#### Collected material
++++++
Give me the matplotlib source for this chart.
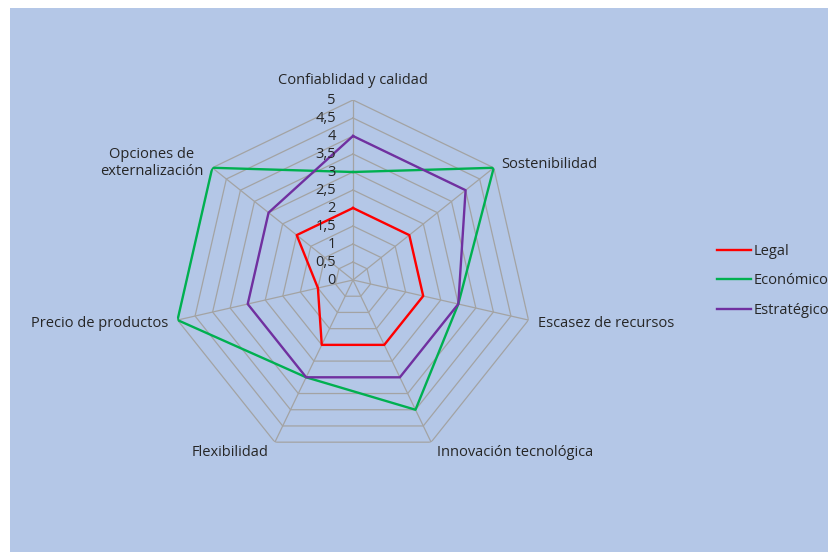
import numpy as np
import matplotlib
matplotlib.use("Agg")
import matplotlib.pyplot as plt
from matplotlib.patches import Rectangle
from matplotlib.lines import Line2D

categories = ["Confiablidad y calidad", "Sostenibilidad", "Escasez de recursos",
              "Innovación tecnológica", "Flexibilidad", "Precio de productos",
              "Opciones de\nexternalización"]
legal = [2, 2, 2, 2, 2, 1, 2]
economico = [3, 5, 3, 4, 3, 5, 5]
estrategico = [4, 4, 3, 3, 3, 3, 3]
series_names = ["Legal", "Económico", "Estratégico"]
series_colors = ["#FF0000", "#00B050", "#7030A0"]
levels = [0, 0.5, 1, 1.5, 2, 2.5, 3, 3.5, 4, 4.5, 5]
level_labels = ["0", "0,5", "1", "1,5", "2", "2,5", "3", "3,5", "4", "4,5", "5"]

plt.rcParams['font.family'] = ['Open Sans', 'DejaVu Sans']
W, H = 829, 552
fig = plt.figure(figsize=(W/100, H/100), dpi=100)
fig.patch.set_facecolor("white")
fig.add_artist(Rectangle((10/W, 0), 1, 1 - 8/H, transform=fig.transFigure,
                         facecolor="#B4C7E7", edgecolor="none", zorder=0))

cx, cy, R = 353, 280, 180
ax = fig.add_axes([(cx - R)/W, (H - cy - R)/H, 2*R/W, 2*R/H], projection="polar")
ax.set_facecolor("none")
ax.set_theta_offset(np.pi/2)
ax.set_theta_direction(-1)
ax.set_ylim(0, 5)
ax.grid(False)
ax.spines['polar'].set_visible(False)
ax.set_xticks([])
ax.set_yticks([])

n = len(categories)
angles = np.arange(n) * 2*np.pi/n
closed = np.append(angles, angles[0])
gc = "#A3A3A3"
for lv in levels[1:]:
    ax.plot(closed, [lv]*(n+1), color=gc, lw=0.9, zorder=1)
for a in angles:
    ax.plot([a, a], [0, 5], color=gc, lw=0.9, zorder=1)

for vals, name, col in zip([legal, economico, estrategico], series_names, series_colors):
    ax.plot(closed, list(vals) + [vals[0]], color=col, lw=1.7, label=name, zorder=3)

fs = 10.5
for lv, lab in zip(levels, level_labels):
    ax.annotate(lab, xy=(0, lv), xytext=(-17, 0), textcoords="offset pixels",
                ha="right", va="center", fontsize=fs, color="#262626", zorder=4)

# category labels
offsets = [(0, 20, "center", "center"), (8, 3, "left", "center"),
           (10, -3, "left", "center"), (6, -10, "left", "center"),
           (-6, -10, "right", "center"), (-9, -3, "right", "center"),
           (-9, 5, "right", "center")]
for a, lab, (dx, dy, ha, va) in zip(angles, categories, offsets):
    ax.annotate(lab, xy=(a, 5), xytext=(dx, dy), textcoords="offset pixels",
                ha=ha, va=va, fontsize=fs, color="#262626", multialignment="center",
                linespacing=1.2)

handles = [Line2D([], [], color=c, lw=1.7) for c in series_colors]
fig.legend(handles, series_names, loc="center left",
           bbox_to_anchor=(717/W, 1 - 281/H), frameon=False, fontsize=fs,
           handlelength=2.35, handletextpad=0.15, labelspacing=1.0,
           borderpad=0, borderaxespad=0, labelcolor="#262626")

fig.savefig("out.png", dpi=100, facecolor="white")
++++++
Print the listing above in full, exactly as written. Omit any pictures.

#### Response to this exercise
Give me the matplotlib source for this chart.
import numpy as np
import matplotlib
matplotlib.use("Agg")
import matplotlib.pyplot as plt
from matplotlib.patches import Rectangle
from matplotlib.lines import Line2D

categories = ["Confiablidad y calidad", "Sostenibilidad", "Escasez de recursos",
              "Innovación tecnológica", "Flexibilidad", "Precio de productos",
              "Opciones de\nexternalización"]
legal = [2, 2, 2, 2, 2, 1, 2]
economico = [3, 5, 3, 4, 3, 5, 5]
estrategico = [4, 4, 3, 3, 3, 3, 3]
series_names = ["Legal", "Económico", "Estratégico"]
series_colors = ["#FF0000", "#00B050", "#7030A0"]
levels = [0, 0.5, 1, 1.5, 2, 2.5, 3, 3.5, 4, 4.5, 5]
level_labels = ["0", "0,5", "1", "1,5", "2", "2,5", "3", "3,5", "4", "4,5", "5"]

plt.rcParams['font.family'] = ['Open Sans', 'DejaVu Sans']
W, H = 829, 552
fig = plt.figure(figsize=(W/100, H/100), dpi=100)
fig.patch.set_facecolor("white")
fig.add_artist(Rectangle((10/W, 0), 1, 1 - 8/H, transform=fig.transFigure,
                         facecolor="#B4C7E7", edgecolor="none", zorder=0))

cx, cy, R = 353, 280, 180
ax = fig.add_axes([(cx - R)/W, (H - cy - R)/H, 2*R/W, 2*R/H], projection="polar")
ax.set_facecolor("none")
ax.set_theta_offset(np.pi/2)
ax.set_theta_direction(-1)
ax.set_ylim(0, 5)
ax.grid(False)
ax.spines['polar'].set_visible(False)
ax.set_xticks([])
ax.set_yticks([])

n = len(categories)
angles = np.arange(n) * 2*np.pi/n
closed = np.append(angles, angles[0])
gc = "#A3A3A3"
for lv in levels[1:]:
    ax.plot(closed, [lv]*(n+1), color=gc, lw=0.9, zorder=1)
for a in angles:
    ax.plot([a, a], [0, 5], color=gc, lw=0.9, zorder=1)

for vals, name, col in zip([legal, economico, estrategico], series_names, series_colors):
    ax.plot(closed, list(vals) + [vals[0]], color=col, lw=1.7, label=name, zorder=3)

fs = 10.5
for lv, lab in zip(levels, level_labels):
    ax.annotate(lab, xy=(0, lv), xytext=(-17, 0), textcoords="offset pixels",
                ha="right", va="center", fontsize=fs, color="#262626", zorder=4)

# category labels
offsets = [(0, 20, "center", "center"), (8, 3, "left", "center"),
           (10, -3, "left", "center"), (6, -10, "left", "center"),
           (-6, -10, "right", "center"), (-9, -3, "right", "center"),
           (-9, 5, "right", "center")]
for a, lab, (dx, dy, ha, va) in zip(angles, categories, offsets):
    ax.annotate(lab, xy=(a, 5), xytext=(dx, dy), textcoords="offset pixels",
                ha=ha, va=va, fontsize=fs, color="#262626", multialignment="center",
                linespacing=1.2)

handles = [Line2D([], [], color=c, lw=1.7) for c in series_colors]
fig.legend(handles, series_names, loc="center left",
           bbox_to_anchor=(717/W, 1 - 281/H), frameon=False, fontsize=fs,
           handlelength=2.35, handletextpad=0.15, labelspacing=1.0,
           borderpad=0, borderaxespad=0, labelcolor="#262626")

fig.savefig("out.png", dpi=100, facecolor="white")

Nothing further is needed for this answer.